What kind of shepherd are you? Are you the friend who glibly promises to pray for a friend’s teenager but never does? The parent who checks your phone hundreds of times daily but checks in with your kids far less? The aging parent who tells your aching adult child that you refuse to revisit the past? Or are you that strong, wonderful shepherd whose sheep feel utterly safe and loved?

Each of us is shepherding someone. How will you be remembered?

Who is a particularly great shepherd in your life?

Kathy McGovern ©2024

Fifteenth Sunday in Ordinary Time – Cycle B

13 July 2024

Reflecting on Amos 7: 12-15

Sometimes, when I read a beautiful scripture text, I wander off into the world the text describes. It’s fun to imagine little Amos talking back to the big-shot priest in the king’s sanctuary. Amaziah isn’t happy with the challenges Amos presents to him and to the affluent Jews living in the North. Amos keeps harping on the scandal of the financial inequities that exist in the North. The rich have found a way to make many times more than those who are poor, and they don’t care about the suffering of those who missed out on the big economic windfalls. Sound familiar?

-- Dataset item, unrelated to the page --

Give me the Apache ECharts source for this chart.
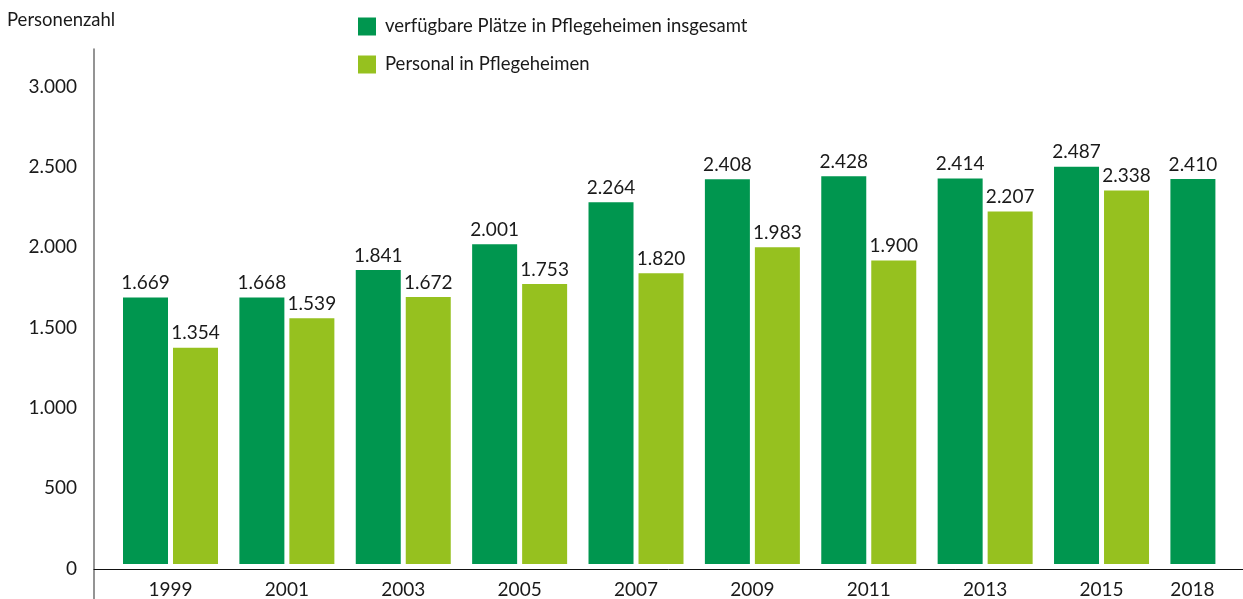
<!DOCTYPE html>
<html>
<head>
<meta charset="utf-8">
<script src="https://cdn.jsdelivr.net/npm/echarts@6/dist/echarts.min.js"></script>
<style>
  html, body { margin: 0; padding: 0; background: #fff; }
  #chart { width: 1243px; height: 599px; }
</style>
</head>
<body>
<div id="chart"></div>
<script>
var years = ['1999', '2001', '2003', '2005', '2007', '2009', '2011', '2013', '2015', '2018'];
var plaetze = [1669, 1668, 1841, 2001, 2264, 2408, 2428, 2414, 2487, 2410];
var personal = [1354, 1539, 1672, 1753, 1820, 1983, 1900, 2207, 2338, null];
var yTicks = [0, 500, 1000, 1500, 2000, 2500, 3000];

var FONT = 'Lato';
var TXT = '#1a1a1a';
var DARK = '#00964f';
var LIGHT = '#96c11f';
var FS = 19;

function fmt(v) {
    return String(v).replace(/\B(?=(\d{3})+(?!\d))/g, '.');
}

var cats = years.map(function (y, i) {
    // last year label sits under its single bar
    if (i == years.length - 1) {
        return { value: y, textStyle: { padding: [0, 51, 0, 0] } };
    }
    return y;
});

var chart = echarts.init(document.getElementById('chart'));
var option = {
    animation: false,
    textStyle: { fontFamily: FONT },
    title: {
        text: 'Personenzahl',
        left: 7,
        top: 11,
        padding: 0,
        textStyle: { fontFamily: FONT, fontSize: 18.5, fontWeight: 'normal', color: TXT }
    },
    legend: {
        orient: 'vertical',
        left: 358,
        top: 17,
        itemWidth: 18,
        itemHeight: 18,
        itemGap: 19,
        icon: 'rect',
        padding: 0,
        textStyle: { fontFamily: FONT, fontSize: 18.5, color: TXT, padding: [0, 0, 0, 4] },
        data: ['verfügbare Plätze in Pflegeheimen insgesamt', 'Personal in Pflegeheimen']
    },
    grid: [
        // ticks at the group centres: 1999 at the left edge, 2018 at the right
        { left: 170.5, right: 25.1, top: 84.8, bottom: 33 },
        // axis lines
        { left: 94, right: 0, top: 49, bottom: 0 },
        // y tick labels (sit a little lower than the bar scale in the original)
        { left: 94, right: 0, top: 86.5, bottom: 30.5 }
    ],
    xAxis: [
        {
            type: 'category',
            gridIndex: 0,
            data: cats,
            boundaryGap: false,
            axisLine: { show: false },
            axisTick: { show: false },
            axisLabel: { fontFamily: FONT, fontSize: FS, color: TXT, margin: 16 }
        },
        {
            type: 'value',
            gridIndex: 1,
            min: 0,
            max: 1,
            axisLine: { show: true, lineStyle: { color: '#111', width: 1 } },
            axisTick: { show: false },
            axisLabel: { show: false },
            splitLine: { show: false }
        },
        {
            type: 'value',
            gridIndex: 2,
            min: 0,
            max: 1,
            show: false
        }
    ],
    yAxis: [
        {
            type: 'value',
            gridIndex: 0,
            min: yTicks[0],
            max: yTicks[yTicks.length - 1],
            interval: 500,
            show: false
        },
        {
            // pixel units so the x axis line lands where it should
            type: 'value',
            gridIndex: 1,
            min: -30,
            max: 520,
            axisLine: { show: true, onZero: false, lineStyle: { color: '#707070', width: 1.5 } },
            axisTick: { show: false },
            axisLabel: { show: false },
            splitLine: { show: false }
        },
        {
            type: 'value',
            gridIndex: 2,
            min: yTicks[0],
            max: yTicks[yTicks.length - 1],
            interval: 500,
            axisLine: { show: false },
            axisTick: { show: false },
            splitLine: { show: false },
            axisLabel: {
                fontFamily: FONT, fontSize: FS, color: TXT, margin: 17,
                formatter: function (v) { return fmt(v); }
            }
        }
    ],
    series: [
        {
            name: 'verfügbare Plätze in Pflegeheimen insgesamt',
            type: 'bar',
            xAxisIndex: 0,
            yAxisIndex: 0,
            data: plaetze,
            barWidth: 45,
            barGap: '11.1%',
            clip: false,
            itemStyle: { color: DARK },
            label: {
                show: true, position: 'top', distance: 5,
                fontFamily: FONT, fontSize: FS, color: TXT,
                formatter: function (p) { return fmt(p.value); }
            }
        },
        {
            name: 'Personal in Pflegeheimen',
            type: 'bar',
            xAxisIndex: 0,
            yAxisIndex: 0,
            data: personal,
            barWidth: 45,
            clip: false,
            itemStyle: { color: LIGHT },
            label: {
                show: true, position: 'top', distance: 5,
                fontFamily: FONT, fontSize: FS, color: TXT,
                formatter: function (p) { return fmt(p.value); }
            }
        }
    ]
};
chart.setOption(option);
</script>
</body>
</html>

Amaziah is cozy with the king. And then this Amos shows up, as annoying as sand in your swimsuit. Go back and make a living as a prophet in your own hometown! They don’t have any money there. They’ll like your rampages against unethical business practices!

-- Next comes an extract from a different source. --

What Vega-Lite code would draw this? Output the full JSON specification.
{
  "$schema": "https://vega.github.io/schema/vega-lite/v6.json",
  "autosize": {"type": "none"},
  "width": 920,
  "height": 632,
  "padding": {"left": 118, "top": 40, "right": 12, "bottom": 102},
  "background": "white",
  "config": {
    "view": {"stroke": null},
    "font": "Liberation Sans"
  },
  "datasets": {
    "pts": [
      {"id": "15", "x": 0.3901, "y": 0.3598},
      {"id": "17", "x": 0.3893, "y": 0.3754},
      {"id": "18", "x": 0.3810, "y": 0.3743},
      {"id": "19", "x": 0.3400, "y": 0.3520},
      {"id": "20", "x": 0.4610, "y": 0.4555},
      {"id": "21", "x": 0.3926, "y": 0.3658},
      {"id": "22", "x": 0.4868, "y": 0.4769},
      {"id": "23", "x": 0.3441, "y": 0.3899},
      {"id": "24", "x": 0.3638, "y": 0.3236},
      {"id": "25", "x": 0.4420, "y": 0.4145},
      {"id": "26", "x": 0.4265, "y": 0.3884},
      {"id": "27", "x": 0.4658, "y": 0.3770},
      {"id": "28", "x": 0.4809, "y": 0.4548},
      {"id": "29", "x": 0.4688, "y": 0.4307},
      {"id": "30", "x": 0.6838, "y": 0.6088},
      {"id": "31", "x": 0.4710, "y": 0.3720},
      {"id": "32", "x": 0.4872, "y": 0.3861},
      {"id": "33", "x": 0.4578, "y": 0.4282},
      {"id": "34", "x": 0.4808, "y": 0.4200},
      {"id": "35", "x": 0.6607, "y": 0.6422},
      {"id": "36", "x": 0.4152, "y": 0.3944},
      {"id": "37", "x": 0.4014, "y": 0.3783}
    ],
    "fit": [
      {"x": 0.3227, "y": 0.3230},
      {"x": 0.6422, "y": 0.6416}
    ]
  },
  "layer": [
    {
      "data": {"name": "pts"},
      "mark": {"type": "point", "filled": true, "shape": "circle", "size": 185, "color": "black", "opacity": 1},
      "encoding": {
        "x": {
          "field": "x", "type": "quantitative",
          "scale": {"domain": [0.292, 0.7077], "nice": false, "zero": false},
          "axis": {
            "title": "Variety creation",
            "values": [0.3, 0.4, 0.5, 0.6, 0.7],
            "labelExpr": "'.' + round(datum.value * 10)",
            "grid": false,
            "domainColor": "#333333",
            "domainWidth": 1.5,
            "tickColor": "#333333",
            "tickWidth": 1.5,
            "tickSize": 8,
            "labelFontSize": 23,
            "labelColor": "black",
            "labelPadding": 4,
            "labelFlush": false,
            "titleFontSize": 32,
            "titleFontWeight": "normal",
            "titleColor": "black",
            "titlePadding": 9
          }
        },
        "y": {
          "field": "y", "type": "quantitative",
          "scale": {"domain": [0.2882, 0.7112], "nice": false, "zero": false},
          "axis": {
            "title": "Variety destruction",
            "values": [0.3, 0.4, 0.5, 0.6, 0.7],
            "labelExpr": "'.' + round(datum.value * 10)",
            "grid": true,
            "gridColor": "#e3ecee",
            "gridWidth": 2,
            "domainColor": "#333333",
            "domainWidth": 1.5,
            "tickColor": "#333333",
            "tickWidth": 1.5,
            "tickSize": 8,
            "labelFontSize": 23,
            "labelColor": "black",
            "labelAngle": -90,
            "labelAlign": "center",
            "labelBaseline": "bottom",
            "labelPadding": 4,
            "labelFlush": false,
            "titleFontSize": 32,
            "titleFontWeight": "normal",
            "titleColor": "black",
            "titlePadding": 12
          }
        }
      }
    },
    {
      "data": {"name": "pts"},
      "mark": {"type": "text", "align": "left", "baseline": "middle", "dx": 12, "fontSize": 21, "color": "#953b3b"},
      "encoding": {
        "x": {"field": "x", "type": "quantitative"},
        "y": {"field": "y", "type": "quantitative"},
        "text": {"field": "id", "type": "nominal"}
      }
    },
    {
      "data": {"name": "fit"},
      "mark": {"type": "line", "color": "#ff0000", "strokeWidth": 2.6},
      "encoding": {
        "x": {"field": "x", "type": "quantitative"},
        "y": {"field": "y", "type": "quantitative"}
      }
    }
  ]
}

This is funny. Amaziah assumes Amos is in the prophecy business because he can make a living from it. Why else would someone set up shop in a new town and start criticizing the (deeply heretical) status quo? Amos rails back that he was just a shepherd and dresser of trees, minding his own business, when God called him to leave it all and move up north to speak of God’s great displeasure with how religion and royal power have converged there.

But then my mind wandered to this from the responsorial psalm, another convergence, but the kind with God in the middle of it: kindness and truth shall meet, justice and peace shall kiss. Imagine kindness and truth meeting. Imagine justice and peace kissing. Imagine that world. Amos imagined it, too.

How have you tried, in your own way, to build a more just society?